HAO Colloquium - Sabrina Savage, MSFC

The NASA/MSFC Solar Instrumentaton Program with a Preview of First Results from Hi-C 2.1

The NASA Marshall Space Flight Center solar instrumenta6on group manages and develops several projects designed to improve upon observations that are currently available to the solar community. The Sounding Rocket program is an active constituent of this effort beginning with the flight of the Solar Ultraviolet Magnetograph (SUMI 1) in 2010 up to the most recent flight of the High-resolution Coronal Imager (Hi-C 2.1) in May, 2018. The Hi-C instruments are designed to address the fact that the spatial and temporal resolutions of the available coronal observatories are inadequate to resolve signatures of coronal heating.
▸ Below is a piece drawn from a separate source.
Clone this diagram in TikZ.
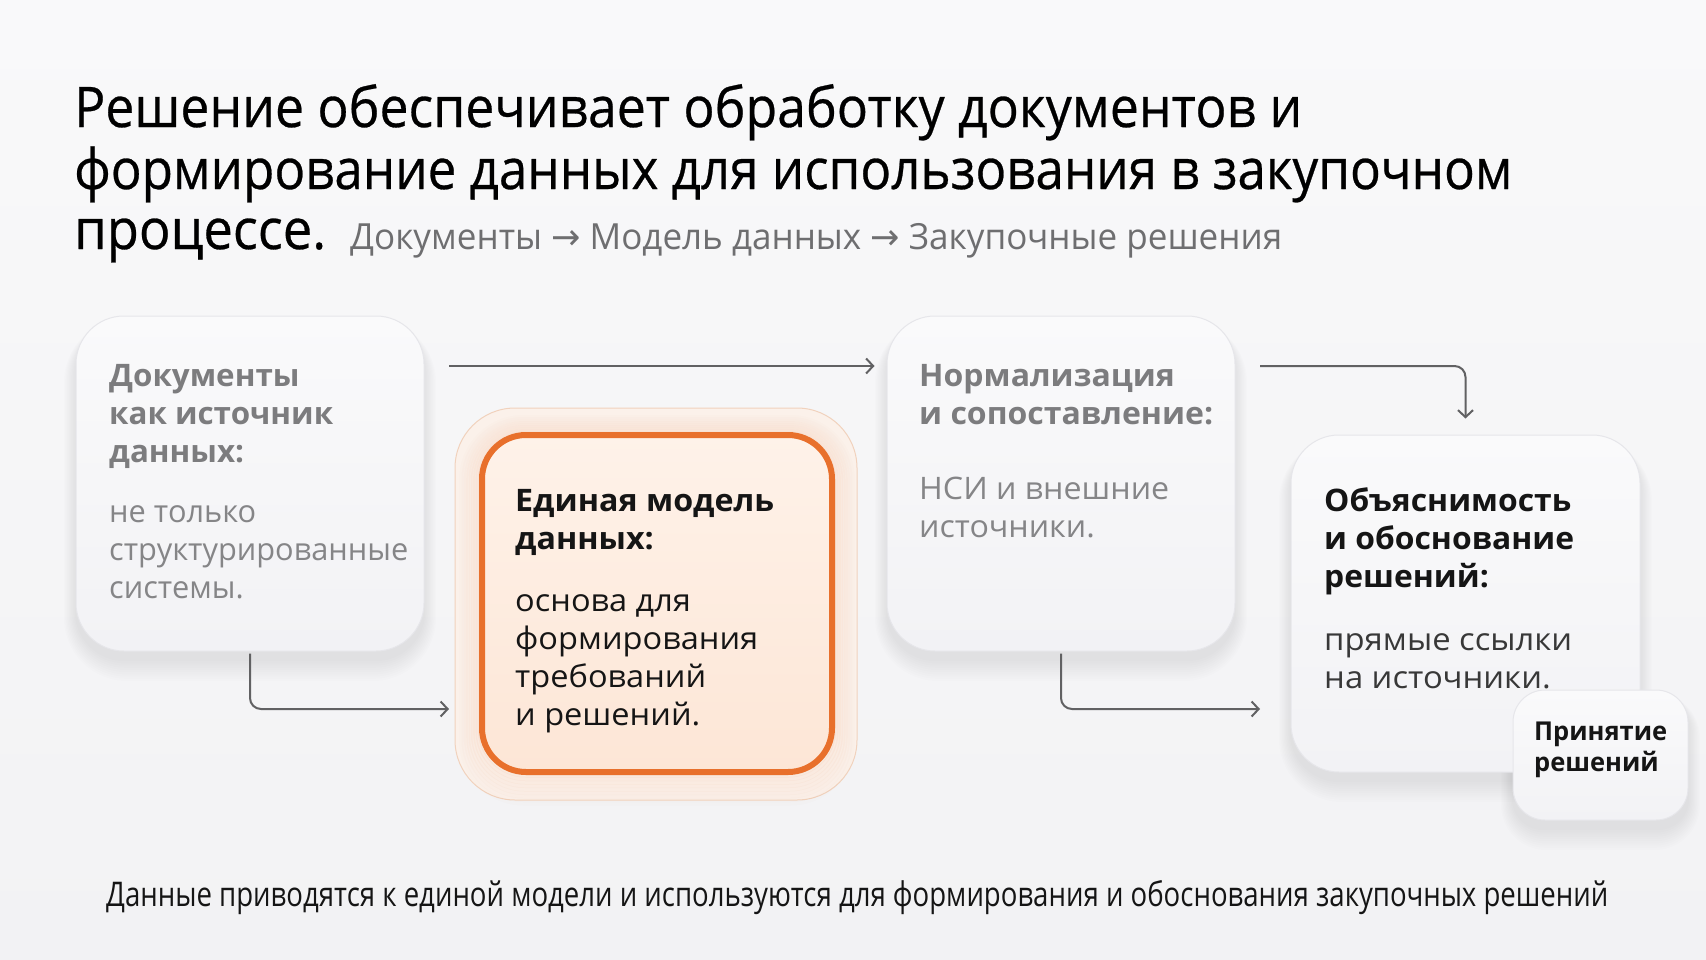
\documentclass[tikz,border=0pt]{standalone}
\usepackage{fontspec}
\setmainfont{Open Sans}
\newfontfamily\arrowfont{DejaVu Sans}
\usetikzlibrary{arrows.meta,calc}
\definecolor{bgtop}{HTML}{F9F9FA}
\definecolor{bgbot}{HTML}{F2F2F4}
\definecolor{cardtop}{HTML}{FAFAFB}
\definecolor{cardbot}{HTML}{F2F2F5}
\definecolor{cardline}{HTML}{E6E6EA}
\definecolor{graytxt}{HTML}{7C7C7E}
\definecolor{graybody}{HTML}{858587}
\definecolor{darktxt}{HTML}{151515}
\definecolor{subgray}{HTML}{6E6E70}
\definecolor{orng}{HTML}{E8702C}
\definecolor{peachtop}{HTML}{FEF2E9}
\definecolor{peachbot}{HTML}{FDE6D6}
\definecolor{glowfill}{HTML}{FBF1EA}
\definecolor{glowline}{HTML}{F1D2BD}
\definecolor{arrowc}{HTML}{616163}
\newcommand{\fitw}[2]{\resizebox{#1}{\height}{#2}}
\newcommand{\blockl}[1]{\vtop{\baselineskip=38pt\relax #1}}
\newcommand{\softshadow}[3]{%
  \foreach \k in {1,...,10}{%
    \pgfmathsetmacro\rr{#3+\k*1.5}%
    \fill[black, opacity=0.008, rounded corners=\rr pt]
      ($(#1)+(-\k*1.2,8-\k*0.5)$) rectangle ($(#2)+(\k*1.2,8+\k*2.2)$);
  }}
\begin{document}
\begin{tikzpicture}[x=1pt,y=-1pt,
  txt/.style={inner sep=0pt, anchor=base west},
  ttl/.style={txt, text=black, font=\fontsize{56}{60}\selectfont\addfontfeature{FakeBold=0.5}},
  sub/.style={txt, text=subgray, font=\fontsize{36}{40}\selectfont},
  hd/.style={txt, font=\bfseries\fontsize{31}{38}\selectfont},
  bd/.style={txt, font=\fontsize{31}{38}\selectfont},
  card/.style={draw=cardline, line width=1pt, top color=cardtop, bottom color=cardbot,
    rounded corners=48pt, inner sep=0pt},
  arr/.style={draw=arrowc, line width=2pt, rounded corners=11pt,
    -{Straight Barb[length=7pt,width=15pt,line width=2pt]}}
]
\useasboundingbox (0,0) rectangle (1706,959);
% background
\shade[top color=bgtop, bottom color=bgbot] (0,0) rectangle (1706,959);

% shadows
\softshadow{76,316}{424,651}{48}
\softshadow{887,316}{1235,651}{48}
\softshadow{1291,435}{1640,772}{48}
\softshadow{1513,690}{1688,820}{30}

% cards
\node[card, minimum width=348pt, minimum height=335pt] (b1) at (250,483.5) {};
\node[card, minimum width=348pt, minimum height=335pt] (b3) at (1061,483.5) {};
\node[draw=glowline, line width=1pt, fill=glowfill, rounded corners=60pt,
  minimum width=402pt, minimum height=392pt, inner sep=0pt] (glow) at (656,604) {};
\foreach \k/\op in {1/0.06,2/0.05,3/0.045,4/0.04,5/0.035,6/0.03,7/0.022,8/0.015,9/0.01} {
  \pgfmathsetmacro\rr{44+\k*2}
  \draw[orng, opacity=\op, line width=4pt, rounded corners=\rr pt]
    ($(482,435)+(-\k*2.3,-\k*2)$) rectangle ($(832,772)+(\k*2.3,\k*3.5)$);
}
\node[draw=orng, line width=6pt, top color=peachtop, bottom color=peachbot,
  rounded corners=44pt, minimum width=350pt, minimum height=337pt, inner sep=0pt] (b2) at (657,603.5) {};
\node[card, minimum width=349pt, minimum height=337pt] (b4) at (1465.5,603.5) {};
\node[card, rounded corners=32pt, minimum width=175pt, minimum height=130pt] (b5) at (1600.5,755) {};

% title
\node[ttl] (t1) at (74,127) {\fitw{1228pt}{Решение обеспечивает обработку документов и}};
\node[ttl] (t2) at (74,189) {\fitw{1438pt}{формирование данных для использования в закупочном}};
\node[ttl] (t3) at (74,249) {\fitw{252pt}{процессе.}};
\node[sub] (t4) at (350,249) {\fitw{932pt}{Документы {\arrowfont →} Модель данных {\arrowfont →} Закупочные решения}};

% card texts
\node[hd, text=graytxt] (h1) at (109,386) {\fitw{224pt}{\blockl{\hbox{Документы}\hbox{как источник}\hbox{данных:}}}};
\node[bd, text=graybody] (d1) at (109,522) {\fitw{299pt}{\blockl{\hbox{не только}\hbox{структурированные}\hbox{системы.}}}};

\node[hd, text=darktxt] (h2) at (515,511) {\fitw{259pt}{\blockl{\hbox{Единая модель}\hbox{данных:}}}};
\node[bd, text=darktxt] (d2) at (515,611) {\fitw{243pt}{\blockl{\hbox{основа для}\hbox{формирования}\hbox{требований}\hbox{и решений.}}}};

\node[hd, text=graytxt] (h3) at (919,386) {\fitw{294pt}{\blockl{\hbox{Нормализация}\hbox{и сопоставление:}}}};
\node[bd, text=graybody] (d3) at (919,499) {\fitw{250pt}{\blockl{\hbox{НСИ и внешние}\hbox{источники.}}}};

\node[hd, text=darktxt] (h4) at (1324,511) {\fitw{250pt}{\blockl{\hbox{Объяснимость}\hbox{и обоснование}\hbox{решений:}}}};
\node[bd, text=darktxt!85] (d4) at (1324,650) {\fitw{248pt}{\blockl{\hbox{прямые ссылки}\hbox{на источники.}}}};

\node[txt, text=darktxt, font=\bfseries\fontsize{26}{31}\selectfont] (h5) at (1534,740)
  {\fitw{133pt}{\vtop{\baselineskip=31pt\relax\hbox{Принятие}\hbox{решений}}}};

% connectors
\coordinate (a1s) at (449,366);
\coordinate (a2e) at (449,709);
\coordinate (a3s) at (1260,366);
\coordinate (a4e) at (1260,709);
\draw[arr] (a1s) -- ([xshift=-12pt]b3.west |- a1s);
\draw[arr] ([yshift=-2pt]b1.south) |- (a2e);
\draw[arr] (a3s) -| ([yshift=16pt]b4.north);
\draw[arr] ([yshift=-2pt]b3.south) |- (a4e);

% bottom line
\node[txt, text=darktxt, font=\fontsize{34}{40}\selectfont] (bt) at (106,906)
  {\fitw{1502pt}{Данные приводятся к единой модели и используются для формирования и обоснования закупочных решений}};
\end{tikzpicture}
\end{document}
High-resolution and high-cadence observations available with the Interface Region Imaging Spectrograph (IRIS) and the High-resolution Coronal Imager (Hi-C) instrument hint that ~0.3 arcsec resolution images and < 10 s cadence provide the necessary resolution to detect heating events. The first flight of Hi-C took place at White Sands Missile Range on July 11, 2012 and obtained images of a solar active region in the 19.3 nm passband. For Hi-C 2.1, the mirrors were recoated to observe in the 17.2 nm passband and the science goals were focused on acquiring co-temporal and co-spatial observations with IRIS. These data provide a unique method of testing the energy flow between the chromosphere and corona. I will present an overview of the MSFC Solar Instrumentation Program and a preview of the performance from this latest flight of the Hi-C rocket in conjunction with the coordinated data sets (Hinode, IRIS, SDO, and ground-based observatories) in anticipation of a full release of results and data products to the broader solar community in the coming months.